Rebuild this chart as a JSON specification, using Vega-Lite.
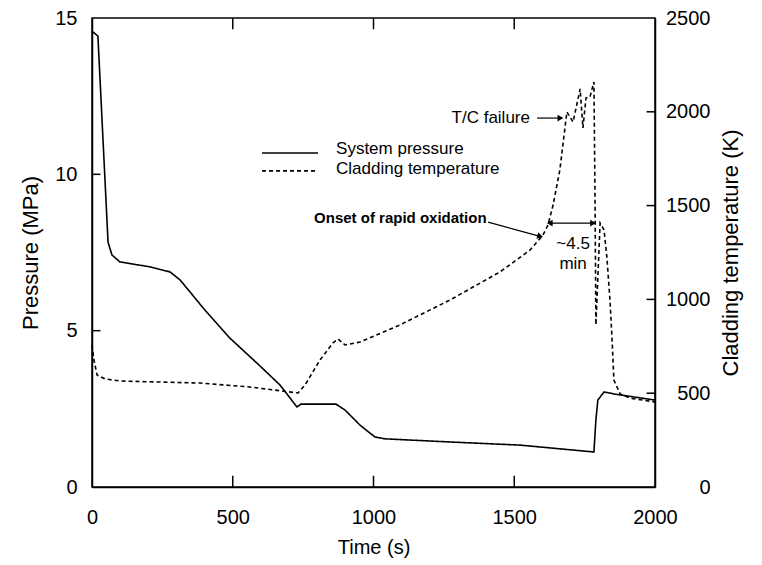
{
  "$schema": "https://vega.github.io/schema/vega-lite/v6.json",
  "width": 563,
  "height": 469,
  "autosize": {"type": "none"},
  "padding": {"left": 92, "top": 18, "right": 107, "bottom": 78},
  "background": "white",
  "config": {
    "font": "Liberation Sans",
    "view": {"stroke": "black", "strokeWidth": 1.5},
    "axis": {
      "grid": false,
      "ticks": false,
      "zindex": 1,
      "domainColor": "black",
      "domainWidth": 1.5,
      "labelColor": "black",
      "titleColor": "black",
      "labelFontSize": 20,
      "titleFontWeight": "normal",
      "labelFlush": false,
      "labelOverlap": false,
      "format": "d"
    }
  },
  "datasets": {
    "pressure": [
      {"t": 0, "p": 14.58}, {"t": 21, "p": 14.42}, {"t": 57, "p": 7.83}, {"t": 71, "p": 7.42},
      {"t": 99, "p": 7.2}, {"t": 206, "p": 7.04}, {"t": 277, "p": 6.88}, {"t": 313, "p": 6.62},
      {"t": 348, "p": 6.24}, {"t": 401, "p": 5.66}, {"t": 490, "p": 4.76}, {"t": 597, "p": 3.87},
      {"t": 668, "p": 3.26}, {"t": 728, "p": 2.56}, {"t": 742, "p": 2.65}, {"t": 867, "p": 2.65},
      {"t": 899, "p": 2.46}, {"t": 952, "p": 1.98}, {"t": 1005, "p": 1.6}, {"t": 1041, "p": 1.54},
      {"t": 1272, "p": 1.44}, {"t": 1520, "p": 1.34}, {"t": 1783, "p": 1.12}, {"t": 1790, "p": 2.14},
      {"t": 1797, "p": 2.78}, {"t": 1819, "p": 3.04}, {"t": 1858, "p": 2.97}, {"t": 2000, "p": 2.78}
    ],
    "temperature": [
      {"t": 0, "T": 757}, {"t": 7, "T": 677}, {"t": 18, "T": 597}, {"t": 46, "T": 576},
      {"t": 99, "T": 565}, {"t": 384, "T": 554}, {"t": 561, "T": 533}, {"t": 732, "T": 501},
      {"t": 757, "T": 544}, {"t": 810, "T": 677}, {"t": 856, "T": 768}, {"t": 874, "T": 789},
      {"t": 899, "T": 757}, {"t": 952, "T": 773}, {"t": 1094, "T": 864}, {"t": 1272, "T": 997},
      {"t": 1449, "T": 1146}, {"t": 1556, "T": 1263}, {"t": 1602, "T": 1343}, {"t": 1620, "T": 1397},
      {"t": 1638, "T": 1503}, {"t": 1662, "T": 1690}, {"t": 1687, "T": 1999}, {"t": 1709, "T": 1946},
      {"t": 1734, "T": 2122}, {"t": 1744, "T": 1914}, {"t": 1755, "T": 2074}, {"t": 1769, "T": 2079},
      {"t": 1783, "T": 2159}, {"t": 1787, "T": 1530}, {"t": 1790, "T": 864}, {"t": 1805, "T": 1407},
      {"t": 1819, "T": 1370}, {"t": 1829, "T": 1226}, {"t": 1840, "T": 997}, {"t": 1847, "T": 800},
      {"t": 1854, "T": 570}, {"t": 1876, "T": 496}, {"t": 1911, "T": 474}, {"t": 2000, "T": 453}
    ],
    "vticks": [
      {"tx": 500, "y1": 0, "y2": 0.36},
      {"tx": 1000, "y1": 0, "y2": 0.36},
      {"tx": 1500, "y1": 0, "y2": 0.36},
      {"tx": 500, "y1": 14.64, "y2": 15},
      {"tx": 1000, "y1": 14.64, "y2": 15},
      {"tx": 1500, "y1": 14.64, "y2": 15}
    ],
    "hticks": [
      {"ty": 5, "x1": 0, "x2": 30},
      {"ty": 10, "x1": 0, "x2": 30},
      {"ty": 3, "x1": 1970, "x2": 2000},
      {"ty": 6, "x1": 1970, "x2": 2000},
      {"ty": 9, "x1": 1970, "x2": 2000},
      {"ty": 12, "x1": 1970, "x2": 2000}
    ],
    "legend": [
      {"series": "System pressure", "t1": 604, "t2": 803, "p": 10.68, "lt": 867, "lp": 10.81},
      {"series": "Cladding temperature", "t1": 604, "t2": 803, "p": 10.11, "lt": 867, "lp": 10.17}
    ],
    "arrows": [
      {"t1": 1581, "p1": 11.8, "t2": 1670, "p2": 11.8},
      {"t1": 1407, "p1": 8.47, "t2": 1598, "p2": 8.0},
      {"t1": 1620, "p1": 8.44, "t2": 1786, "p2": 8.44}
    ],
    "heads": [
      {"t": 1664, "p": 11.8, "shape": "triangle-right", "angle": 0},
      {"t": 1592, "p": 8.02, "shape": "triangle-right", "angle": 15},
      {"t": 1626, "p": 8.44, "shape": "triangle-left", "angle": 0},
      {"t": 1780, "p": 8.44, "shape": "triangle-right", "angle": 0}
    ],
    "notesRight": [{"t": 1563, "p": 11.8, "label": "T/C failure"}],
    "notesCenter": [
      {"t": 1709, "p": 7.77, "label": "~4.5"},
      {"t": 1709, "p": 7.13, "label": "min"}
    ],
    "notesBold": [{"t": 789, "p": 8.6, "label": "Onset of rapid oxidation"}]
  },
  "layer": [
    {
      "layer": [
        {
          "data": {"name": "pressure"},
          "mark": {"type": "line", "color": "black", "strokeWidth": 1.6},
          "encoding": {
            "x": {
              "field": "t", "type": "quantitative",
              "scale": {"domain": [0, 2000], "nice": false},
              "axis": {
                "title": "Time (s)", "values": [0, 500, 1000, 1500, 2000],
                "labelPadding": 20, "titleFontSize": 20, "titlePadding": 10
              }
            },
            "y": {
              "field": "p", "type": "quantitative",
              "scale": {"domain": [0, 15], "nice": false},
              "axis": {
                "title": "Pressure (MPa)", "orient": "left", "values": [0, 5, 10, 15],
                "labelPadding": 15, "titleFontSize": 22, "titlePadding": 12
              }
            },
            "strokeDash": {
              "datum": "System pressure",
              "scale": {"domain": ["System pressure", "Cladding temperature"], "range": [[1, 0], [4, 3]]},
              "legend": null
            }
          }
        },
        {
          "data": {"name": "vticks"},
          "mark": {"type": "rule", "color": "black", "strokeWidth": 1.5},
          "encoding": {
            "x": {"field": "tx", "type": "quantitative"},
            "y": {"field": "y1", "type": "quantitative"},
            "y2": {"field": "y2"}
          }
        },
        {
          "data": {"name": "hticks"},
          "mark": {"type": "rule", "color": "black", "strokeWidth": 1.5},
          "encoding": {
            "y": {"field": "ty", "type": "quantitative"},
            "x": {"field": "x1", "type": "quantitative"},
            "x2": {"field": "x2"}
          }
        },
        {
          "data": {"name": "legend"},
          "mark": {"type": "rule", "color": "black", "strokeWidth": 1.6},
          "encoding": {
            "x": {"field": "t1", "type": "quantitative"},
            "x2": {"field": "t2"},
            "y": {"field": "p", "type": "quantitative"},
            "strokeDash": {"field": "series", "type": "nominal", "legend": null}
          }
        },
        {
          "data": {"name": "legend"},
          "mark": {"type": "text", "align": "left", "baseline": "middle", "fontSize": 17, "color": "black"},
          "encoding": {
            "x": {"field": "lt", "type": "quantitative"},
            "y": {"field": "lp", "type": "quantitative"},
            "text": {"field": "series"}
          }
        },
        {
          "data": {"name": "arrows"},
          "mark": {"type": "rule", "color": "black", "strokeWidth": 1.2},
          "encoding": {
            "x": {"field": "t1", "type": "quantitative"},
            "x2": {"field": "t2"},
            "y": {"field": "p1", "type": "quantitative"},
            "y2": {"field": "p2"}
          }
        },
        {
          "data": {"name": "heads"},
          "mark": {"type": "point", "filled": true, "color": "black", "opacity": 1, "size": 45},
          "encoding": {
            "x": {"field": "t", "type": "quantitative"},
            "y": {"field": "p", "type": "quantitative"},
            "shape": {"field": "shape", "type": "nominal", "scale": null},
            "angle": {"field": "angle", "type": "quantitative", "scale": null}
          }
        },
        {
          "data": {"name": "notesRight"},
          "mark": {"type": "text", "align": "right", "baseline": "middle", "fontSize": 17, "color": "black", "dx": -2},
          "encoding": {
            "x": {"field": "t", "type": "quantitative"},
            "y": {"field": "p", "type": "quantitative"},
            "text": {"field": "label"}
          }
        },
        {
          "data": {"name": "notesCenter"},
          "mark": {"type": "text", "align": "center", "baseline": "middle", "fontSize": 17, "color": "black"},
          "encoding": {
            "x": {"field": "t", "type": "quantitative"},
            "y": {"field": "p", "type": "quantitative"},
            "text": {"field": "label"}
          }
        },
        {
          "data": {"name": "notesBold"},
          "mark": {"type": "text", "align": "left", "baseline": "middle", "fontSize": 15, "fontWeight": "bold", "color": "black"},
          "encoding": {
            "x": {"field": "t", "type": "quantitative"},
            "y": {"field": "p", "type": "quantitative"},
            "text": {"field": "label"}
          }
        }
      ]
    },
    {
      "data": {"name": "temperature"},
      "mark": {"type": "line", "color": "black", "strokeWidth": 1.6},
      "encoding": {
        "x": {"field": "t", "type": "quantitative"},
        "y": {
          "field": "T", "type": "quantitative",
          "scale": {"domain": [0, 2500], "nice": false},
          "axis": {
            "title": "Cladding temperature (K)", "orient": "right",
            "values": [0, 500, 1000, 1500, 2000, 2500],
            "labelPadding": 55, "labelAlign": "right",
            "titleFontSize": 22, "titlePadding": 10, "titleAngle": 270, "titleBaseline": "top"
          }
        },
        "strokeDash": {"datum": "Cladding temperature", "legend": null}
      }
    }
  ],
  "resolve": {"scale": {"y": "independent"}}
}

* * *

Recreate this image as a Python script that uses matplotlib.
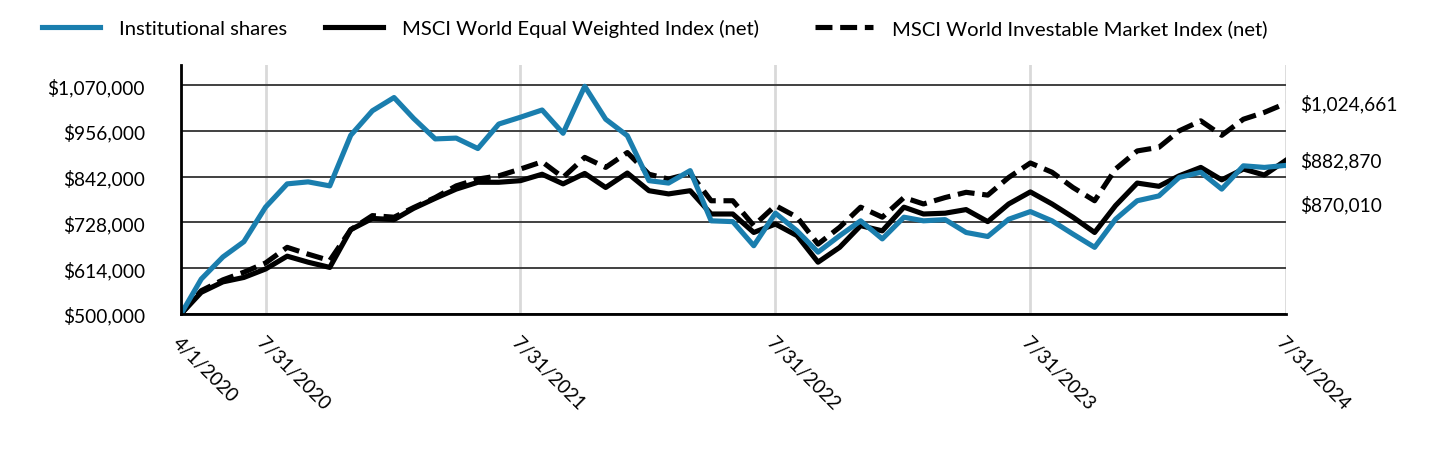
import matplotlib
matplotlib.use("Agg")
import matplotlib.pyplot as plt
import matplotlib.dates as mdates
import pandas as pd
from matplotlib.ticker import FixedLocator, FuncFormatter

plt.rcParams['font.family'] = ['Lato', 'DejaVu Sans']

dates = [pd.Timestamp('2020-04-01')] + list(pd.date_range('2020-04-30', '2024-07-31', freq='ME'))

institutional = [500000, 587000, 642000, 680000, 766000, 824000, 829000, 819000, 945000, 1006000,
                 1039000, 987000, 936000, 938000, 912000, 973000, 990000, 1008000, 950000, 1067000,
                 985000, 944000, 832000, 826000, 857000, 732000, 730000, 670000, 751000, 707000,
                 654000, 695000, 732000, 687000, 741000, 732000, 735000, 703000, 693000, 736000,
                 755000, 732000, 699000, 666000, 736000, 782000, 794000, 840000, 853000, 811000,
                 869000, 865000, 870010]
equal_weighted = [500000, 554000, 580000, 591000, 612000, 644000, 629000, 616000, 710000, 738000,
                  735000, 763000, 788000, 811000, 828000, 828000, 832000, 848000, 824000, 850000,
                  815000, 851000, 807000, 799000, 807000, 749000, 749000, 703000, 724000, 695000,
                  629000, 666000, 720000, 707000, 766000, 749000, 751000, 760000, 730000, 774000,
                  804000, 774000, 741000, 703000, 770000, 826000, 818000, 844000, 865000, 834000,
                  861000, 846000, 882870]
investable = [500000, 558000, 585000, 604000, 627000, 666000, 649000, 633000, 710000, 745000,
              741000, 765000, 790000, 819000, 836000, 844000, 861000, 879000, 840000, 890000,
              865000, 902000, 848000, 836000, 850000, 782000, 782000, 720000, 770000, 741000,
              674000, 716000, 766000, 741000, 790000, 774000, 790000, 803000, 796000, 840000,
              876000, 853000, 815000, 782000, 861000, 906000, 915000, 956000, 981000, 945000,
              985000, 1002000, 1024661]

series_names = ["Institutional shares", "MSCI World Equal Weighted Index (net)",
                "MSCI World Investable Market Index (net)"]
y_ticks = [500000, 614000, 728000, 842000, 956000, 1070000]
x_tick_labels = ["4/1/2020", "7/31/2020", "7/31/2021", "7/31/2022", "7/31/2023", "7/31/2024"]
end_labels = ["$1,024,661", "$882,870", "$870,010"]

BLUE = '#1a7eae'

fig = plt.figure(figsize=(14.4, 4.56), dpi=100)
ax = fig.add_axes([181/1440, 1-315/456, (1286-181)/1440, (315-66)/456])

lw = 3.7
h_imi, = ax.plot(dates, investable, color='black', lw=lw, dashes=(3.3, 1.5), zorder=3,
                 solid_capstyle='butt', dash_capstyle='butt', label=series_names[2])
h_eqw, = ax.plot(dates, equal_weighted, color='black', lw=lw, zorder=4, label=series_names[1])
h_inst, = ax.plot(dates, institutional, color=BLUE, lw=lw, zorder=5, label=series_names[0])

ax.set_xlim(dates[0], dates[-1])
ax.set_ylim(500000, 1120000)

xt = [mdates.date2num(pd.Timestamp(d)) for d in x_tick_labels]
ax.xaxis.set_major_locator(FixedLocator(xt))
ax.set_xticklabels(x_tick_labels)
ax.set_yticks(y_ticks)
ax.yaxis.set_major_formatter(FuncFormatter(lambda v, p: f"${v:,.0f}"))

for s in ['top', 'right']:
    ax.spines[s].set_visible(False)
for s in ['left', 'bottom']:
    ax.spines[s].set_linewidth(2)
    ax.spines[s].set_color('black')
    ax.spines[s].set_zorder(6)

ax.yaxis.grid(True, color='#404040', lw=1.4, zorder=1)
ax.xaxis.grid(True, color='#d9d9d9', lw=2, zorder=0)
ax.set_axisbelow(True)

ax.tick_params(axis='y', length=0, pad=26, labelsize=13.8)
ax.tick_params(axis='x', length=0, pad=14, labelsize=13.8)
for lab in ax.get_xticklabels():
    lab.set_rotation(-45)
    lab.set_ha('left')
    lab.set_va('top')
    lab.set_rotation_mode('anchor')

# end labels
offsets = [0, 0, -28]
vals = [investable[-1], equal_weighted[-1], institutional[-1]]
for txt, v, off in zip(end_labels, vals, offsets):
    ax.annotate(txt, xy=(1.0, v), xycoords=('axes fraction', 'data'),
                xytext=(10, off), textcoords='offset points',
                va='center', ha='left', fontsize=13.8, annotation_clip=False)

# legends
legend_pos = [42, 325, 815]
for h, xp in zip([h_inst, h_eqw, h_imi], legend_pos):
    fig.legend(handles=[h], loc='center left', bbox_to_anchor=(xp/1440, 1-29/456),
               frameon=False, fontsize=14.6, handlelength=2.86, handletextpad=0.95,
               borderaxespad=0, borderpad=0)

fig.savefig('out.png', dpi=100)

Instruction: From the line containing "Recreate this image" through the line containing "plt.rcParams['font.family'] = ['Lato', 'DejaVu", copy every line above exactly, without pictures.

Exercise answer:
Recreate this image as a Python script that uses matplotlib.
import matplotlib
matplotlib.use("Agg")
import matplotlib.pyplot as plt
import matplotlib.dates as mdates
import pandas as pd
from matplotlib.ticker import FixedLocator, FuncFormatter

plt.rcParams['font.family'] = ['Lato', 'DejaVu Sans']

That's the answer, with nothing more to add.